#### Problem description
In the listing below, find every line containing "matplotlib" and copy it out.

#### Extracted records
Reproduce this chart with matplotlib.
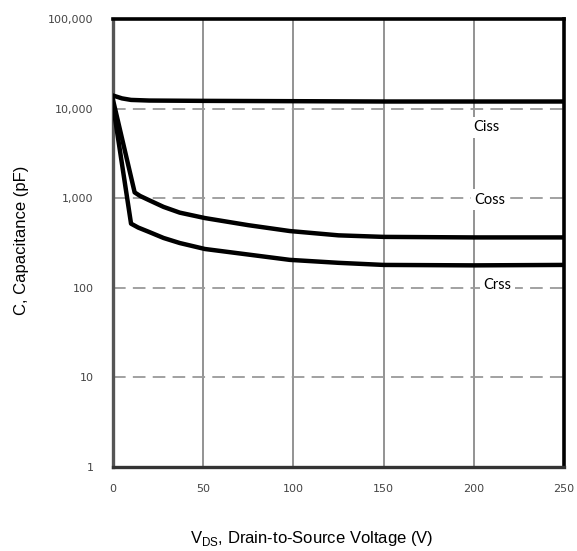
import matplotlib
matplotlib.use("Agg")
import matplotlib.pyplot as plt
from matplotlib.ticker import FixedLocator, FixedFormatter, NullLocator

plt.rcParams["mathtext.fontset"] = "custom"
plt.rcParams["mathtext.rm"] = "Liberation Sans"

# capacitance curves, pF vs V_DS
vds_ciss = [0, 5, 10, 20, 50, 100, 150, 200, 250]
ciss = [14000, 13000, 12500, 12300, 12200, 12100, 12000, 12000, 12000]

vds_coss = [0, 12, 15, 20, 28, 37, 51, 75, 98, 125, 150, 200, 250]
coss = [12500, 1160, 1060, 950, 800, 690, 600, 500, 430, 385, 370, 365, 365]

vds_crss = [0, 10, 14, 20, 28, 37, 51, 75, 98, 125, 150, 200, 250]
crss = [11000, 520, 470, 420, 360, 316, 271, 235, 205, 190, 180, 178, 180]

y_ticks = [1, 10, 100, 1000, 10000, 100000]
y_labels = ["1", "10", "100", "1,000", "10,000", "100,000"]
x_ticks = [0, 50, 100, 150, 200, 250]

fig = plt.figure(figsize=(5.77, 5.51), dpi=100)
ax = fig.add_axes([113 / 577, 1 - 467 / 551, 451 / 577, 448 / 551])

ax.set_yscale("log")
ax.set_xlim(0, 250)
ax.set_ylim(1, 100000)

# grid: solid verticals, dashed horizontals
for x in x_ticks[1:-1]:
    ax.axvline(x, color="#8a8a8a", lw=1.3, zorder=1)
for y in y_ticks[1:-1]:
    ax.axhline(y, color="#9a9a9a", lw=1.3, dashes=(7, 4), zorder=1)

for xs, ys in [(vds_ciss, ciss), (vds_coss, coss), (vds_crss, crss)]:
    ax.plot(xs, ys, color="black", lw=3.2, solid_joinstyle="round", zorder=3)

label_box = dict(facecolor="white", edgecolor="none", pad=2.5)
ax.text(207, 6200, "Ciss", ha="center", va="center", fontsize=10.5,
        family="Lato", bbox=label_box, zorder=2)
ax.text(209, 960, "Coss", ha="center", va="center", fontsize=10.5,
        family="Lato", bbox=label_box, zorder=2)
ax.text(213, 108, "Crss", ha="center", va="center", fontsize=10.5,
        family="Lato", bbox=label_box, zorder=2)

ax.yaxis.set_major_locator(FixedLocator(y_ticks))
ax.yaxis.set_major_formatter(FixedFormatter(y_labels))
ax.yaxis.set_minor_locator(NullLocator())
ax.set_xticks(x_ticks)
ax.tick_params(length=0, labelsize=8, labelcolor="#444444")
ax.tick_params(axis="x", pad=12)
ax.tick_params(axis="y", pad=14)

for side in ["top", "right"]:
    ax.spines[side].set_linewidth(2.6)
    ax.spines[side].set_color("black")
ax.spines["left"].set_linewidth(2.4)
ax.spines["left"].set_color("#555555")
ax.spines["bottom"].set_linewidth(2.4)
ax.spines["bottom"].set_color("#333333")

fig.text(22 / 577, 1 - 240 / 551, "C, Capacitance (pF)", rotation=90,
         ha="center", va="center", fontsize=12, family="Liberation Sans")
fig.text(312 / 577, 1 - 538 / 551, r"V$_{\mathrm{DS}}$, Drain-to-Source Voltage (V)",
         ha="center", va="center", fontsize=12, family="Liberation Sans")

fig.savefig("out.png", dpi=100)
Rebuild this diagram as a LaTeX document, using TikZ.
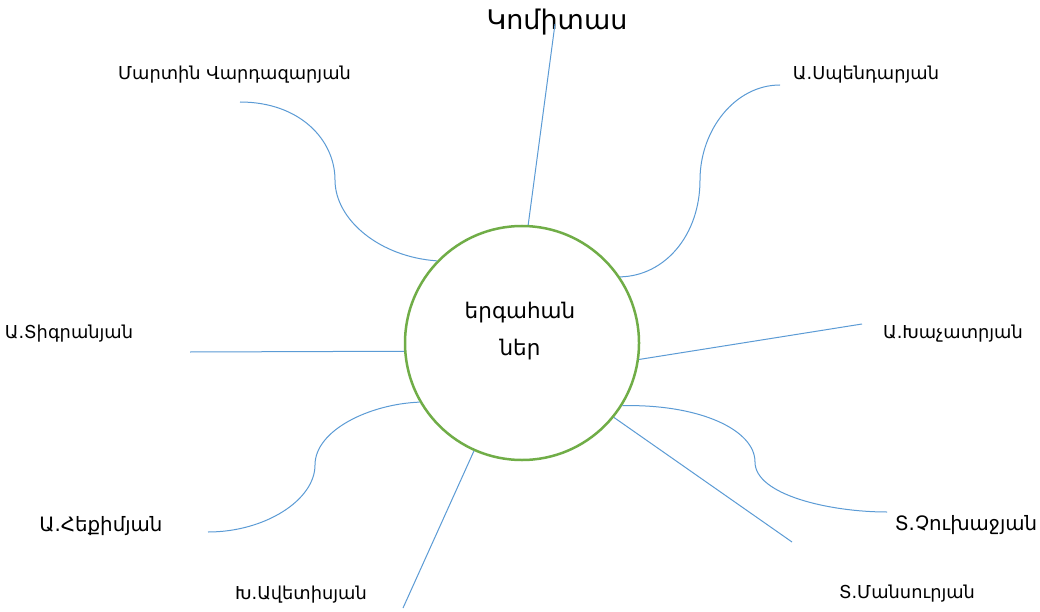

#### Written solution
Reproduce this chart with matplotlib.
import matplotlib
matplotlib.use("Agg")
import matplotlib.pyplot as plt
from matplotlib.ticker import FixedLocator, FixedFormatter, NullLocator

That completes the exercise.